Otherwise, experts say, it will be a very tough task to deal with these groups of people once they become desperate to move to urban areas, experts warned.
They said nearly 10.10 crore people are expected to live in the country’s urban areas by 2035.
They also said the country’s urban population will continue to expand rapidly over the medium term, and is predicted to grow from 53 million people in 2014 to 79.5 million in 2028, an increase of 50 per cent in 14 years.
“If the growing trend of urban-bound people continues, it will be a big blow for the metropolitan cities including capital Dhaka and district towns,” said Abu Sumon, a climate change expert on inclusive budgeting and financing for climate resilience, at the UNDP.
He said, the country needs to incentivize citizens to migrate to nearby urban cities instead of migrating to major cities. It is projected that around 13 million people within Bangladesh are likely to be displaced by 2050, eventually migrating to Dhaka and other big cities, where climate migrants are expected to outnumber the internal migrants.
Abu Sumon said due to flash flood, monsoon flood, landslide, cyclone, drought, salinity intrusion and river bank erosion, Bangladesh ranks sixth among the countries most affected by climate change. The country lost Tk 23,500 crore due to the cyclone and flood in 2007.
He urged the concerned authorities to increase allocation for climate disasters.

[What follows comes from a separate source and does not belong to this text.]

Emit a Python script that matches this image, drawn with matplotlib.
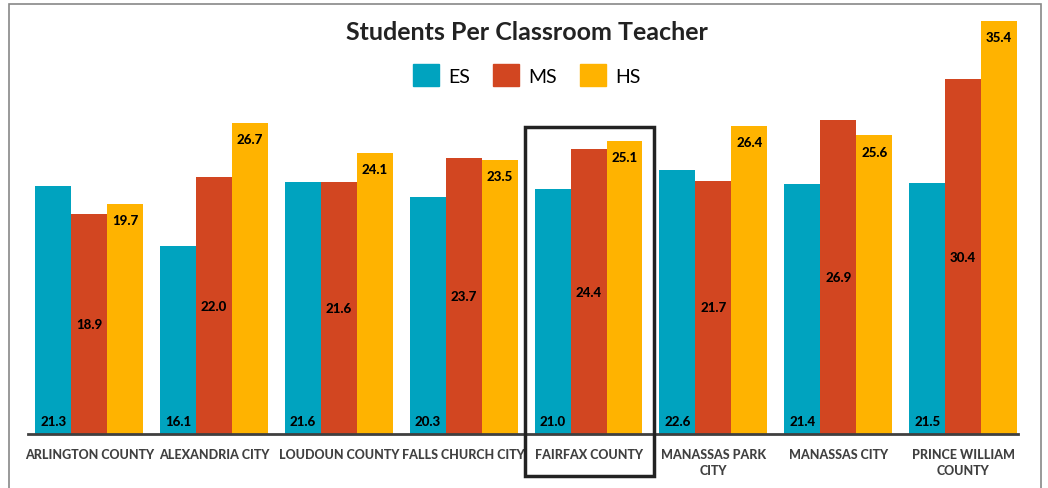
import matplotlib.pyplot as plt
import numpy as np
from matplotlib.patches import Rectangle, Patch

counties = ['ARLINGTON COUNTY', 'ALEXANDRIA CITY', 'LOUDOUN COUNTY', 'FALLS CHURCH CITY',
            'FAIRFAX COUNTY', 'MANASSAS PARK\nCITY', 'MANASSAS CITY', 'PRINCE WILLIAM\nCOUNTY']
es = [21.3, 16.1, 21.6, 20.3, 21.0, 22.6, 21.4, 21.5]
ms = [18.9, 22.0, 21.6, 23.7, 24.4, 21.7, 26.9, 30.4]
hs = [19.7, 26.7, 24.1, 23.5, 25.1, 26.4, 25.6, 35.4]

c_es, c_ms, c_hs = '#00A3BF', '#D24621', '#FFB300'
plt.rcParams['font.family'] = ['Lato', 'DejaVu Sans']

fig = plt.figure(figsize=(10.48, 4.89), dpi=100)
ax = fig.add_axes([28/1048, 54/489, 990/1048, 420/489])

x = np.arange(len(counties))
w = 0.288
ax.bar(x - w, es, w, color=c_es)
ax.bar(x, ms, w, color=c_ms)
ax.bar(x + w, hs, w, color=c_hs)

for i in x:
    ax.text(i - w, 1.1, f'{es[i]:.1f}', ha='center', va='center', fontsize=9.5, fontweight='black')
    ax.text(i, ms[i] / 2, f'{ms[i]:.1f}', ha='center', va='center', fontsize=9.5, fontweight='black')
    ax.text(i + w, hs[i] - 1.4, f'{hs[i]:.1f}', ha='center', va='center', fontsize=9.5, fontweight='black')

ax.set_xlim(-0.49, 7.44)
ax.set_ylim(0, 36)
ax.set_yticks([])
ax.set_xticks(x)
ax.set_xticklabels(counties, fontsize=9, fontweight='black', color='#404040', linespacing=1.4)
ax.tick_params(axis='x', length=0, pad=10)
for s in ['top', 'right', 'left']:
    ax.spines[s].set_visible(False)
ax.spines['bottom'].set_color('#404040')
ax.spines['bottom'].set_linewidth(2)

fig.text(527/1048, 1 - 33/489, 'Students Per Classroom Teacher', ha='center', va='center',
         fontsize=18, fontweight='bold', color='#222222')
handles = [Patch(color=c_es, label='ES'), Patch(color=c_ms, label='MS'), Patch(color=c_hs, label='HS')]
fig.legend(handles=handles, loc='center', bbox_to_anchor=(527/1048, 1 - 76/489), ncol=3,
           frameon=False, fontsize=14, handlelength=1.3, handleheight=1.3, handletextpad=0.5,
           columnspacing=1.2)

# highlight box around Fairfax
fig.patches.append(Rectangle((525/1048, 1 - 477/489), 129/1048, 349/489, transform=fig.transFigure,
                             fill=False, edgecolor='#222222', linewidth=2.5))
# outer frame
fig.patches.append(Rectangle((9/1048, -0.05), 1032/1048, 1.05 - 5/489, transform=fig.transFigure,
                             fill=False, edgecolor='#888888', linewidth=1.2))

fig.savefig('out.png', dpi=100)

The climate experts said cities and urban centres are economic and innovation hubs, as a result, such areas will be a major force assisting countries to achieve the Paris Agreement and the Sustainable Development Goals (SDGs), goals 11 and 13. And building resilient cities and urban areas creates the potential for a resilient Bangladesh.

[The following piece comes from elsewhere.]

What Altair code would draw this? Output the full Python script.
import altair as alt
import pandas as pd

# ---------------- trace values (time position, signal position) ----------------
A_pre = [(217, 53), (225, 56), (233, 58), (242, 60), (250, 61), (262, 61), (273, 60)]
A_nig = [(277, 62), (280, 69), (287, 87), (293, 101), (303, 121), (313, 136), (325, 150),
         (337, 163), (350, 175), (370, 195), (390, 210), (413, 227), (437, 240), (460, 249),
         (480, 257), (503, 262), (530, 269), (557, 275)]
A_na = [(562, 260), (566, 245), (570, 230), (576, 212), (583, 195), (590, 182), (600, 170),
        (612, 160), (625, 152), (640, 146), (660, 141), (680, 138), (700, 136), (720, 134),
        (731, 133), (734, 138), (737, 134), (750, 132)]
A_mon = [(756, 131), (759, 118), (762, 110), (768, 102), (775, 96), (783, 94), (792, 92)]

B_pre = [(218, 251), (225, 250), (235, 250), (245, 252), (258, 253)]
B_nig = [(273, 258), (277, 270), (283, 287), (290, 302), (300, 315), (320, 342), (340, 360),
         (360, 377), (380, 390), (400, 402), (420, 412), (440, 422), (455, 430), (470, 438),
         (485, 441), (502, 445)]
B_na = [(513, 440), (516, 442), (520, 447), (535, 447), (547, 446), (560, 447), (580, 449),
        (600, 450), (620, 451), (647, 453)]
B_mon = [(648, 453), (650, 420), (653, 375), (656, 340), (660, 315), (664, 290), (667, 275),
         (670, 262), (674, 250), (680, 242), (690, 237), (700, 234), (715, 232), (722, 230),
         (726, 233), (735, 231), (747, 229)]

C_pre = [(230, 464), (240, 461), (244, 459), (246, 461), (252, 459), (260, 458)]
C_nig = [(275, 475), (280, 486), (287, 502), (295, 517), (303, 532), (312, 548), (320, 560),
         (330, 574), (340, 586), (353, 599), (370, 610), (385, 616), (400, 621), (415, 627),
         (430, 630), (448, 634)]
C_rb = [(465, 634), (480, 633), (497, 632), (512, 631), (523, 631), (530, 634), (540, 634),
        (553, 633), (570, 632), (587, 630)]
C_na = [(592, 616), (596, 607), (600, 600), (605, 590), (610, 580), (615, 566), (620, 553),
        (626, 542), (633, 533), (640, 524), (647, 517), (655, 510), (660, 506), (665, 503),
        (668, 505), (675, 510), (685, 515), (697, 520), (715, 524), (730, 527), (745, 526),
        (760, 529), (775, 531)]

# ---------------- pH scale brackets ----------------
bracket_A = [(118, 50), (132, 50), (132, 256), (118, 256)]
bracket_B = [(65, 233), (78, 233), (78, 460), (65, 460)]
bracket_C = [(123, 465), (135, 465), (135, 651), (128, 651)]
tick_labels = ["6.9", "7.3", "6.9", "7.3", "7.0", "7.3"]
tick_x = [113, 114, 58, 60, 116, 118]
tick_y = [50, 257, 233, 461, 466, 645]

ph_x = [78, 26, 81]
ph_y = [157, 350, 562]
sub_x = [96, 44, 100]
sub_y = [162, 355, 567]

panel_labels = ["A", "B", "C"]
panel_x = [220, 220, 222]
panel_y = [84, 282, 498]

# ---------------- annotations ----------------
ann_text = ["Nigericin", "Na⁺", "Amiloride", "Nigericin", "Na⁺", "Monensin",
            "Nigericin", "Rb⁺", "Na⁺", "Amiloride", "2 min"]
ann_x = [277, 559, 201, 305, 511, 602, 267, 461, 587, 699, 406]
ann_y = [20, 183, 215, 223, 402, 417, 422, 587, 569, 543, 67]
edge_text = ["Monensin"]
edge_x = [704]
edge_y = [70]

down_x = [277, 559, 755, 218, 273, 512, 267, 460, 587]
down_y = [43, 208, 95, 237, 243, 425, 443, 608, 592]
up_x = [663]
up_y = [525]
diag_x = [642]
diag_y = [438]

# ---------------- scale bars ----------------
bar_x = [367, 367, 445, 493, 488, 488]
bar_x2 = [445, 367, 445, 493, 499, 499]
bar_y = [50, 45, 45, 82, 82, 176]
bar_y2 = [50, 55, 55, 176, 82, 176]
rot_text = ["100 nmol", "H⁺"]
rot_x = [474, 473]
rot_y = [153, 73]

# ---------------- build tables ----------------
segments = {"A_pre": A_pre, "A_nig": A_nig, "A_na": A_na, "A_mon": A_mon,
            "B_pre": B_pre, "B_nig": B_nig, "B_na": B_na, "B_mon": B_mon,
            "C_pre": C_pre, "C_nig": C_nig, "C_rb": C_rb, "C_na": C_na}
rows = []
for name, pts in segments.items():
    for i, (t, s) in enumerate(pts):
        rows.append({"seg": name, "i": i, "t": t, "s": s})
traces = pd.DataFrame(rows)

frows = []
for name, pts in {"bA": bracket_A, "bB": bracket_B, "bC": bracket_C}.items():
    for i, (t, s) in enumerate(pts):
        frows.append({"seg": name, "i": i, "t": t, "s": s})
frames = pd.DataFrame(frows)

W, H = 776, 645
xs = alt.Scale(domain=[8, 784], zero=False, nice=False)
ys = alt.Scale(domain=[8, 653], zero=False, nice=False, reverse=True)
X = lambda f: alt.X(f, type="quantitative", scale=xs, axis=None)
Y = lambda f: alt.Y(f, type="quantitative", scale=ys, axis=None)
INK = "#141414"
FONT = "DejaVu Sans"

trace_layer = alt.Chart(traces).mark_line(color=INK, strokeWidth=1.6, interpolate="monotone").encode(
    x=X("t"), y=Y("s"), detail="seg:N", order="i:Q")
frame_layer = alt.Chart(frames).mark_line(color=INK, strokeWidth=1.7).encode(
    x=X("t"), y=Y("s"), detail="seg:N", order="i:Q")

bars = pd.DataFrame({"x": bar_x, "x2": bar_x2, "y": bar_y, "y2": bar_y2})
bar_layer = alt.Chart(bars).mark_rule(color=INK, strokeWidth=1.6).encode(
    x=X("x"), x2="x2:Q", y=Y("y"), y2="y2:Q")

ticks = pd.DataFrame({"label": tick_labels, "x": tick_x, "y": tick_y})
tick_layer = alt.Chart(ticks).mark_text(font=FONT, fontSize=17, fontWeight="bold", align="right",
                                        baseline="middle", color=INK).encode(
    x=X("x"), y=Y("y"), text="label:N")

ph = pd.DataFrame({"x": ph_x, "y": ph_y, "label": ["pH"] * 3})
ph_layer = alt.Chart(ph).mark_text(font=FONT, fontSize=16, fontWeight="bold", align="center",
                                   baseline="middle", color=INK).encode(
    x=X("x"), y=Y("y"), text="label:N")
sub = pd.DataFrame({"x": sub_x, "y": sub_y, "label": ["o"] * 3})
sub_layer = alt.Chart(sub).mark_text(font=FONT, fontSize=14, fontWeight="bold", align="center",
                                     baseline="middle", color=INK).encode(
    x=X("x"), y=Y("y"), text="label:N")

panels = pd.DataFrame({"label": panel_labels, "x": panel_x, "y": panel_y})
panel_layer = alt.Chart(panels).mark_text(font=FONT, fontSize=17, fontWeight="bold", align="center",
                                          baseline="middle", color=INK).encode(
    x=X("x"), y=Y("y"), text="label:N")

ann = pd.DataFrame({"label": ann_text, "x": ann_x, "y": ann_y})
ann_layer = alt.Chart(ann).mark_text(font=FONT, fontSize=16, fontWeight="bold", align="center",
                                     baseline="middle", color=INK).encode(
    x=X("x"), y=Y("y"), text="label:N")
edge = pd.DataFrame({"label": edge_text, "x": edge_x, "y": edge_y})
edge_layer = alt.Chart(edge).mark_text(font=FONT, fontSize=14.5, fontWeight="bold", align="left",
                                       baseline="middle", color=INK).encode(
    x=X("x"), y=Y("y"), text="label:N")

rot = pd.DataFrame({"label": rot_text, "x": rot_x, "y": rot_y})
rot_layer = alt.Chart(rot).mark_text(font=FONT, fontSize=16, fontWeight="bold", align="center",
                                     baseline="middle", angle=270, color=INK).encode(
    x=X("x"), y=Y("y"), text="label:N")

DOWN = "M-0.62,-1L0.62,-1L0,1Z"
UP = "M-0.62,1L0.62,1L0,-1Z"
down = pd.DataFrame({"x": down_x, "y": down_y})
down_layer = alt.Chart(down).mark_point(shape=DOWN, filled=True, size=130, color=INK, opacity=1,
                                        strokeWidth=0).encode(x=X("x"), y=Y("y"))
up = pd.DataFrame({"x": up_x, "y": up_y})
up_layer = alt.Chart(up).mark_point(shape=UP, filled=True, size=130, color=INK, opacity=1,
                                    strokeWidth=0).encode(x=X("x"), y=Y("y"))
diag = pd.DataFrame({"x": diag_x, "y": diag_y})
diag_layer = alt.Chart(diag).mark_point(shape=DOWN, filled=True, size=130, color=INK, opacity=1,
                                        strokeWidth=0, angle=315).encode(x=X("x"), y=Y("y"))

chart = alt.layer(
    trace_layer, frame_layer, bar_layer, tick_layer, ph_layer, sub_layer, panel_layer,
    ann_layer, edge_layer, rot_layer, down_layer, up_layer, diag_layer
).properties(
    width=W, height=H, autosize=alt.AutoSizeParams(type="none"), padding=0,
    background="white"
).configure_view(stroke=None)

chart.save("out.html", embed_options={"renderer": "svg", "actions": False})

They said, more than 60 percent of Bangladesh’s urban population is considered in four major cities; Dhaka, Chattogram, Khulna and Rajshahi. Secondary cities and towns adjacent to economic hubs, seaports, river ports, and export processing zones can provide unique opportunities regarding geographic location and spacing of urban centres.
They also said due to lack of knowledge and ability to connect socio-economic and infrastructural issues with local government, by the political leaders, municipal councilors and mayor, officials, communities and non-government actors- the progress of sustainable and climate resilient development is hindered. All these factors are also applicable for local level adaptation to climate change initiatives and resilient urban development.
Hasina Murshrofa, programme head of BRAC urban development programme said climate change creates extra pressure on urban housing, drainage, and other different services. Local level adaptation can help reduce burdens on larger cities.
She said rapid urbanisation drives densely-populated informal settlements in hazard-prone areas. And unplanned cities are more vulnerable to shocks as they often have to cope with pre-existing stress.
SM Mehedi Ahsan, urban climate resilience specialist of KFW said the financial health of Barishal City Corporation will have improved, 50 percent through own-source revenue, in 2018-2019 compared to 2014-2015.